When I entered a recent text conversation I had with a friend on the website, I was curious to see what our score would be. We don't know each other that well, but I have a little bit of a crush on this person and want to see where it might lead. Our Language Style Matching score was 0.67, which the site categorized as below average. This was in keeping with two people who don't know each other that well. The score also related that text conversations tend to rate lower than conversations in which people are paying attention to each other more. I have to admit that I was distracted during this text conversation, and one of our texts crossed as if we had spoken at the same time.

The score page also requested that I not take the feedback from LSM too seriously, because it was still in the experimental phase. For me, it still seems unconvincing that the way people talk to each other can predict the success or failure of their potential relationship. James Pennebaker, one of the authors of the study, even said, "An interesting irony is that two people who truly hate one another will often exhibit a high amount of language-style matching.
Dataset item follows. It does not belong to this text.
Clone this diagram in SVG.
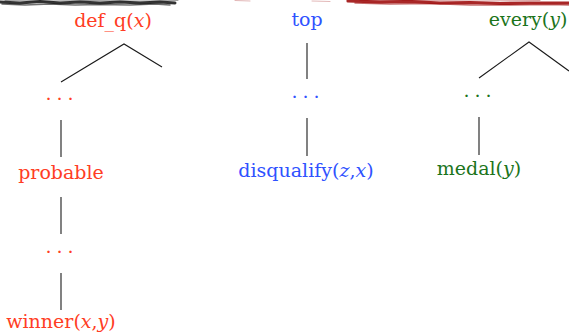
<svg xmlns="http://www.w3.org/2000/svg" width="569" height="336" viewBox="0 0 569 336">
<style>
text{font-family:"DejaVu Serif","Liberation Serif",serif;font-size:19px;text-anchor:middle}
.r{fill:#ff3d24}.b{fill:#2f52ff}.g{fill:#1b741b}
.i{font-style:italic}
.d{letter-spacing:5px}
.e{stroke:#1a1a1a;stroke-width:1.1;fill:none}
.sk{stroke:#111;fill:none;stroke-linecap:round}
.sr{stroke:#a01010;fill:none;stroke-linecap:round}
</style>
<g id="scribble">
<path class="sk" stroke-width="3" opacity="0.85" d="M0,2 L20,3 L40,1.5 L60,3 L80,2 L100,3 L120,2 L140,3 L160,2 L175,3"/>
<path class="sk" stroke-width="1.5" opacity="0.6" d="M2,4 L25,5 L50,4 L75,5 L100,4.5 L130,5 L155,4 L170,5"/>
<path class="sk" stroke-width="1" opacity="0.4" d="M5,0.5 L45,1 L90,0.5 L140,1 L178,0.5"/>
<path class="sr" stroke-width="1" opacity="0.3" d="M235,0.5 L250,1 M312,1 L330,1.5"/>
<path class="sr" stroke-width="3.2" opacity="0.9" d="M348,1 L380,2 L410,1.5 L440,3 L470,2.5 L500,3.5 L530,3 L569,3"/>
<path class="sr" stroke-width="1.5" opacity="0.6" d="M355,3 L390,4 L430,3.5 L470,5 L510,5 L550,4.5 L569,5"/>
<path class="sr" stroke-width="1" opacity="0.4" d="M360,0.5 L420,0.5 L480,1 L540,0.5"/>
</g>
<g id="edges">
<path class="e" d="M61,82 L124,44 L162,67"/>
<path class="e" d="M61,120 V157"/>
<path class="e" d="M61,197 V234"/>
<path class="e" d="M61,273 V310"/>
<path class="e" d="M307,43 V79"/>
<path class="e" d="M307,118 V156"/>
<path class="e" d="M479,78 L529,42 L569,71"/>
<path class="e" d="M479,117 V155"/>
</g>
<g id="n-defq"><text class="r" x="113" y="27">def_q(<tspan class="i">x</tspan>)</text></g>
<g id="n-dots1"><text class="r d" x="62" y="100">...</text></g>
<g id="n-probable"><text class="r" x="61" y="179">probable</text></g>
<g id="n-dots2"><text class="r d" x="62" y="253">...</text></g>
<g id="n-winner"><text class="r" x="61" y="328">winner(<tspan class="i">x</tspan>,<tspan class="i">y</tspan>)</text></g>
<g id="n-top"><text class="b" x="307" y="26">top</text></g>
<g id="n-dots3"><text class="b d" x="308" y="98">...</text></g>
<g id="n-disq"><text class="b" x="306" y="177">disqualify(<tspan class="i">z</tspan>,<tspan class="i">x</tspan>)</text></g>
<g id="n-every"><text class="g" x="528" y="26">every(<tspan class="i">y</tspan>)</text></g>
<g id="n-dots4"><text class="g d" x="480" y="97">...</text></g>
<g id="n-medal"><text class="g" x="479" y="175">medal(<tspan class="i">y</tspan>)</text></g>
</svg>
Two people locked in a bitter fight tend to talk, or yell, in similar ways." This suggests that it's not necessarily love or lasting romance that's being predicted by shared styles of interpersonal communication, but perhaps similarity in personality, intelligence, culture, education, or simply choices of vocabulary.

Another reason it seems unlikely that language style matching can accurately or reliably predict the success of failure of a relationship is that it fails to incorporate several important non-verbal cues we all pick up while communicating. For one thing, LMS (on the website, at least) does not provide elements such as timbre, pitch or inflection, each of which can give us emotional cues behind someone's spoken words. Also missing is the speed at which a person's words are spoken, the tempo and rhythm of their words, and even the little noises and nonverbal vocalizations present in most conversations. LMS also doesn't take into account pauses and silences in a conversation, which can indicate that someone's thinking, or reticent to move forward.

Additional nonverbal cues LMS misses out on include eye movements, which show us whether a person's engaged and looking at us, distracted or even contemptuous of us. If we can't see their facial expressions, we miss out on emotions they may be feeling, but not necessarily saying. Finally, LMS leaves out body clues we can all pick up when we're talking to someone, such as the way they hold their bodies – slumped versus upright, for example, or ramrod straight versus a relaxed posture. Lastly, LMS doesn't take into account our hand gestures, which many of us use to underscore a point we're making, or even to move closer to someone we like.

Ultimately, I believe that language style matching is not a comprehensive way to predict the quality of interpersonal relationships. This is primarily because LMS fails to include common nonverbal cues that we're all trained to read in other people while conversing. This can't come across in an algorithm or computer program on a website and therefore leaves LMS a little short when it comes to accurately predicting whether my friend and I will ever be more than friends.


Bower, B. (2010, November). Shared Talking Styles Herald New and Lasting Romance In dating game, conversationally aligned players often pair up. Science News.

West, R. (2010, January). Understanding Interpersonal Communication: Making Choices in Changing Times. Independence, KY: Cenage Learning.